Print the material below exactly as it stands, please, from its first line to the line holding "const colors = ['#800000', '#ff8000'];", with no pictures.

## DATA FOR THE TASK
-- BEGIN --
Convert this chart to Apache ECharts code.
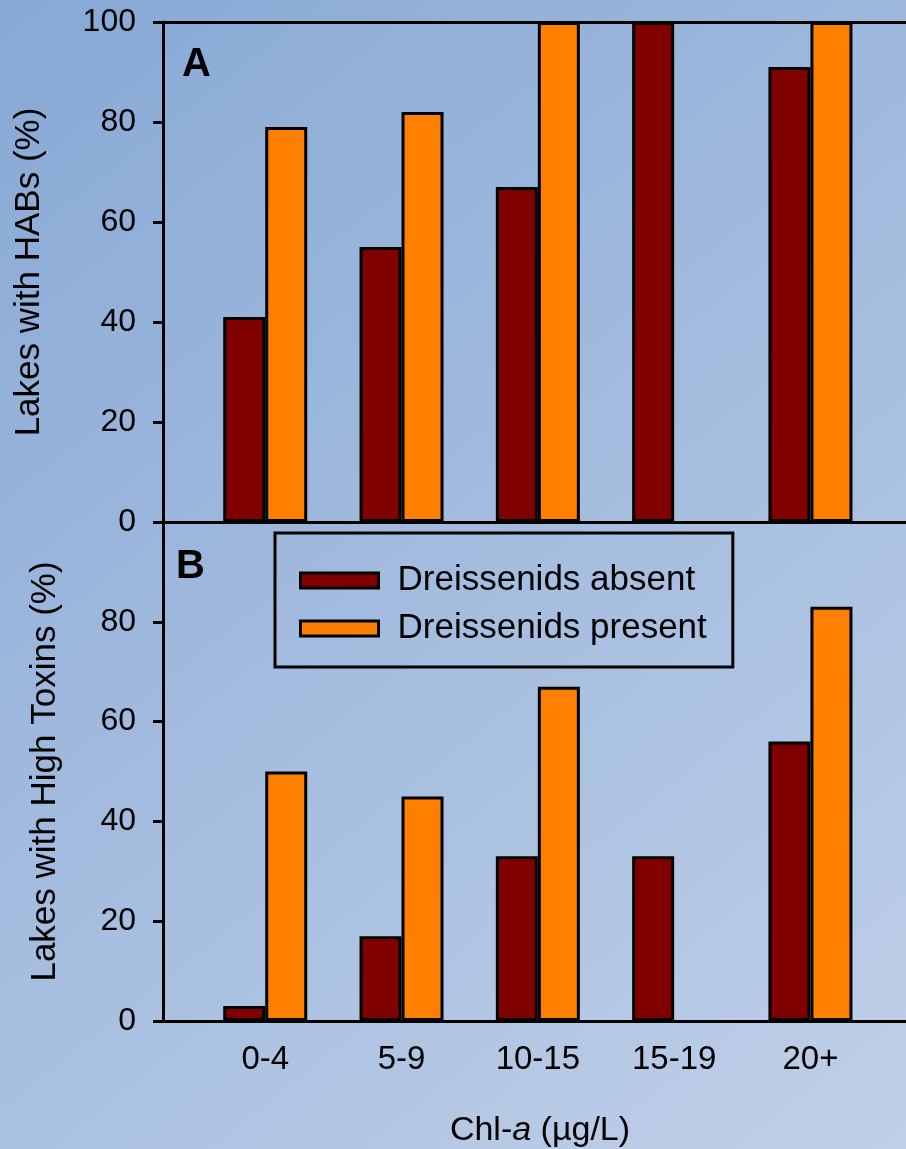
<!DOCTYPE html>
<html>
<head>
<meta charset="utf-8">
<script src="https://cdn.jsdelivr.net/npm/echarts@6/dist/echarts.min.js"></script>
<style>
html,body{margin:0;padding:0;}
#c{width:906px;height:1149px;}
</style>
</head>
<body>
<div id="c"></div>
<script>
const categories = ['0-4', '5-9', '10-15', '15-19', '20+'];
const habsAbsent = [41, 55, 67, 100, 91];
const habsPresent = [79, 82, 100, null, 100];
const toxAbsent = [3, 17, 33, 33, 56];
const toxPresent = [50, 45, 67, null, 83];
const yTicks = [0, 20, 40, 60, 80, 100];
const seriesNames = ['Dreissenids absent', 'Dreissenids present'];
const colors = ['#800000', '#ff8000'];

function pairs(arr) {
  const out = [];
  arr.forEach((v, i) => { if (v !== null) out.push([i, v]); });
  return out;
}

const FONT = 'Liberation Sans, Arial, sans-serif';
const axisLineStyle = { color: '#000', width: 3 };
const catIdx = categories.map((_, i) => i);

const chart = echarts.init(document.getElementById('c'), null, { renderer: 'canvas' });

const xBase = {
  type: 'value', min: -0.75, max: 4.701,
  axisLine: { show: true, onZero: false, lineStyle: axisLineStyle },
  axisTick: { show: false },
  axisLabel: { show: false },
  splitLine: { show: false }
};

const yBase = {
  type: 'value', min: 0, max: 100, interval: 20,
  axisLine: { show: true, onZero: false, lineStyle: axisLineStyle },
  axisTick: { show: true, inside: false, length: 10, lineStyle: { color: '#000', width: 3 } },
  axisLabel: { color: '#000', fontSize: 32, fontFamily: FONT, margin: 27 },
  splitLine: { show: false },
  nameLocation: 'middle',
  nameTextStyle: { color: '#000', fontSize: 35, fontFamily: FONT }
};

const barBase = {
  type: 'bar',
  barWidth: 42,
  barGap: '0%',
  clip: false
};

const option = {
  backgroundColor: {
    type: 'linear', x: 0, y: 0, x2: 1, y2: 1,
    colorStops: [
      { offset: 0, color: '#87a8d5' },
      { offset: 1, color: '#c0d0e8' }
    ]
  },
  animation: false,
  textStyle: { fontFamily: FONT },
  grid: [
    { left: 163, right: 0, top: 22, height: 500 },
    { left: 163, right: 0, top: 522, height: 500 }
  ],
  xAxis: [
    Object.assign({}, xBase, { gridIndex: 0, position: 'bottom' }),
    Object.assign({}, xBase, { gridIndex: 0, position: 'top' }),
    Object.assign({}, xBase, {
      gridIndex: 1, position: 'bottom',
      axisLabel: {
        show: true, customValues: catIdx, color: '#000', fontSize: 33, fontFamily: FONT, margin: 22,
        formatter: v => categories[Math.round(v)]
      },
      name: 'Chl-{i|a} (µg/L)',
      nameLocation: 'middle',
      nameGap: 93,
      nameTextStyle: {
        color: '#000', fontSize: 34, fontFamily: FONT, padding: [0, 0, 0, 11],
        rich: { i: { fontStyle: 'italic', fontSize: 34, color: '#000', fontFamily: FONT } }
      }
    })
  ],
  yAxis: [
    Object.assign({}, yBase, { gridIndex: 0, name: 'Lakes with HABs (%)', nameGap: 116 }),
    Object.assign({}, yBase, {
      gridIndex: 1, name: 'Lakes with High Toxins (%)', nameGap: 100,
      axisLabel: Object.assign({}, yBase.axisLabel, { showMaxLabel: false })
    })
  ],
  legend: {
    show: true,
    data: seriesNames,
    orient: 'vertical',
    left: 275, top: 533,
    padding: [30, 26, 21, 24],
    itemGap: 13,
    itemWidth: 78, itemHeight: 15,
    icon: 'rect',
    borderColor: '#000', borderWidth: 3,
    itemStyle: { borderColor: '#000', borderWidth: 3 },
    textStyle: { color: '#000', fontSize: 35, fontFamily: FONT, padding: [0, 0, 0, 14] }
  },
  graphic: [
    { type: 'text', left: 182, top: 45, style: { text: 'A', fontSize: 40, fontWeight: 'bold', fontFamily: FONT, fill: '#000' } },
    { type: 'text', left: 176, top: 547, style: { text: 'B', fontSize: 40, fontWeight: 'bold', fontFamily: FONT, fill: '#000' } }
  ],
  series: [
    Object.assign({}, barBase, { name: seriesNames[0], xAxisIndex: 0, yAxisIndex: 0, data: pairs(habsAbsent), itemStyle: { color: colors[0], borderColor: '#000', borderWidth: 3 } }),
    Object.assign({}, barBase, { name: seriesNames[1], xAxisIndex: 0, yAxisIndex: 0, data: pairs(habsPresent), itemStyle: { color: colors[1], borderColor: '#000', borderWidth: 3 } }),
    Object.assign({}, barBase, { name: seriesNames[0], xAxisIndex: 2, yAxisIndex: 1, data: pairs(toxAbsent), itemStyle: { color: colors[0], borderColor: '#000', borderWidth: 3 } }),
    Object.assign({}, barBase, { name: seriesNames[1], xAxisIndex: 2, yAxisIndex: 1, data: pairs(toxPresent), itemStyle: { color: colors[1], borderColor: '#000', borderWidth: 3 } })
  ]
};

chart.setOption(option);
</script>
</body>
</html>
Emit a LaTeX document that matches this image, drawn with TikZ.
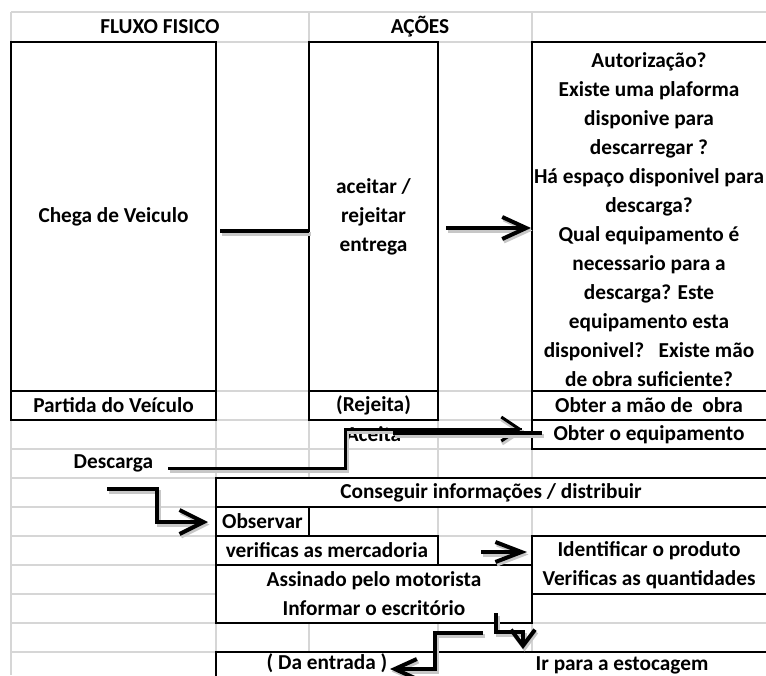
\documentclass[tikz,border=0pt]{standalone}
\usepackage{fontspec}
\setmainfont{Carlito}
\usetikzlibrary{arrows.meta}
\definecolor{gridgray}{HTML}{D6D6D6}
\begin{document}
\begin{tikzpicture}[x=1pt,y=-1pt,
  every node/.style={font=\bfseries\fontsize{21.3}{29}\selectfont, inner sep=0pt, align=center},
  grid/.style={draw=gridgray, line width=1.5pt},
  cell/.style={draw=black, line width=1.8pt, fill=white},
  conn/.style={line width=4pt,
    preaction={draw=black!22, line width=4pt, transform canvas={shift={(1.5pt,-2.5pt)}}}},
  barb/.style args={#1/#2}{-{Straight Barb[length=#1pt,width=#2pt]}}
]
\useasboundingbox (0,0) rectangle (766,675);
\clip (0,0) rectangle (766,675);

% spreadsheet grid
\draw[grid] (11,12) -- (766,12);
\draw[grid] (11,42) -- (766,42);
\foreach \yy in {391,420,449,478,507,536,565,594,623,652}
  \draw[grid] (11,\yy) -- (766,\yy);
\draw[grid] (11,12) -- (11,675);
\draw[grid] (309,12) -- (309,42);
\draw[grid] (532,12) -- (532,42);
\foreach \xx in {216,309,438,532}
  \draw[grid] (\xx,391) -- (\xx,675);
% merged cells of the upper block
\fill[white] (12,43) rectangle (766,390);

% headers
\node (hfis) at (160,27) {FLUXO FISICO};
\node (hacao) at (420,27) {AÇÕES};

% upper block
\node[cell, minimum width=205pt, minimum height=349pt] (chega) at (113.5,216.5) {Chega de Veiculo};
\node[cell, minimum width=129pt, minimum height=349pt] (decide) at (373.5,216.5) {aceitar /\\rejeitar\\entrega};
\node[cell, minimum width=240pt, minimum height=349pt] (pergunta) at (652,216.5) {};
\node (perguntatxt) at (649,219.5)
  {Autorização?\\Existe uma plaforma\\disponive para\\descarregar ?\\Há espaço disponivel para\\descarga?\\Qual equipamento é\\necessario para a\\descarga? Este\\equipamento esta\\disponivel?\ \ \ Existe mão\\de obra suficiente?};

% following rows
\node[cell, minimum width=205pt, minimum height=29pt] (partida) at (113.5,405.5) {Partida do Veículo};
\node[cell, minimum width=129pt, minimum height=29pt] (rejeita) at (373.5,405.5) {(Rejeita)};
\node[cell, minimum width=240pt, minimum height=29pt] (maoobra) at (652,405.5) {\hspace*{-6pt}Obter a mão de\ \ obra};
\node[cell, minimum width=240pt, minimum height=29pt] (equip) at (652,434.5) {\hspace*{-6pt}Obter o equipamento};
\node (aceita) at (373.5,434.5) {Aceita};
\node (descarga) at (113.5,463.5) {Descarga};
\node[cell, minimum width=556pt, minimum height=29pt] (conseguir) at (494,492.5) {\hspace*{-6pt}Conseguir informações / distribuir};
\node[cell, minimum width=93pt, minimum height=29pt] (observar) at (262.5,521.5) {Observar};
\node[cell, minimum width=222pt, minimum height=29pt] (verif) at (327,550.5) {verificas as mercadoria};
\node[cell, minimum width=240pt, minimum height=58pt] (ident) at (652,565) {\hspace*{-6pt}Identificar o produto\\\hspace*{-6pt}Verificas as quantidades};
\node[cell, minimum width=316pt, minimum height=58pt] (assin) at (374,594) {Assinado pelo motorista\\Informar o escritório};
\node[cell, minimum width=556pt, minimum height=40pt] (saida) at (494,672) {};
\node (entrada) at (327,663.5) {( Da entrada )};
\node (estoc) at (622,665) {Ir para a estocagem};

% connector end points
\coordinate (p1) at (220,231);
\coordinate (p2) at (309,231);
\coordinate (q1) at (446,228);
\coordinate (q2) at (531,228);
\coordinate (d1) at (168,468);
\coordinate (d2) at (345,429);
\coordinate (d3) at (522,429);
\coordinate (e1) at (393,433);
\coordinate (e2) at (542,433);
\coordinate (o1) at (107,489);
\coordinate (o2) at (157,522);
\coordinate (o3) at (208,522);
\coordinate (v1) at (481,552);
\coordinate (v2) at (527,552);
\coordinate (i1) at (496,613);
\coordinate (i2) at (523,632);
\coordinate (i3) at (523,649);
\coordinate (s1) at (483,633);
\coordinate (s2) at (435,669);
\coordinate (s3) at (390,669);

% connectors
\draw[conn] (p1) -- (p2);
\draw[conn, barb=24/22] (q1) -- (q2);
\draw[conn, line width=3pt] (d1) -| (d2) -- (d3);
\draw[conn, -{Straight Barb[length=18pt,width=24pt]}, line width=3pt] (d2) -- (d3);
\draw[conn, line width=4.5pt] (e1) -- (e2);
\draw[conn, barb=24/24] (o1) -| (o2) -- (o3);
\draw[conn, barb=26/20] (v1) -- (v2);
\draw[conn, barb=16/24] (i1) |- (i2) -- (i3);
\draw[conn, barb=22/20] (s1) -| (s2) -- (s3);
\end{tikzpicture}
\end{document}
-- END --
## EXERCISE RESPONSE
Convert this chart to Apache ECharts code.
<!DOCTYPE html>
<html>
<head>
<meta charset="utf-8">
<script src="https://cdn.jsdelivr.net/npm/echarts@6/dist/echarts.min.js"></script>
<style>
html,body{margin:0;padding:0;}
#c{width:906px;height:1149px;}
</style>
</head>
<body>
<div id="c"></div>
<script>
const categories = ['0-4', '5-9', '10-15', '15-19', '20+'];
const habsAbsent = [41, 55, 67, 100, 91];
const habsPresent = [79, 82, 100, null, 100];
const toxAbsent = [3, 17, 33, 33, 56];
const toxPresent = [50, 45, 67, null, 83];
const yTicks = [0, 20, 40, 60, 80, 100];
const seriesNames = ['Dreissenids absent', 'Dreissenids present'];
const colors = ['#800000', '#ff8000'];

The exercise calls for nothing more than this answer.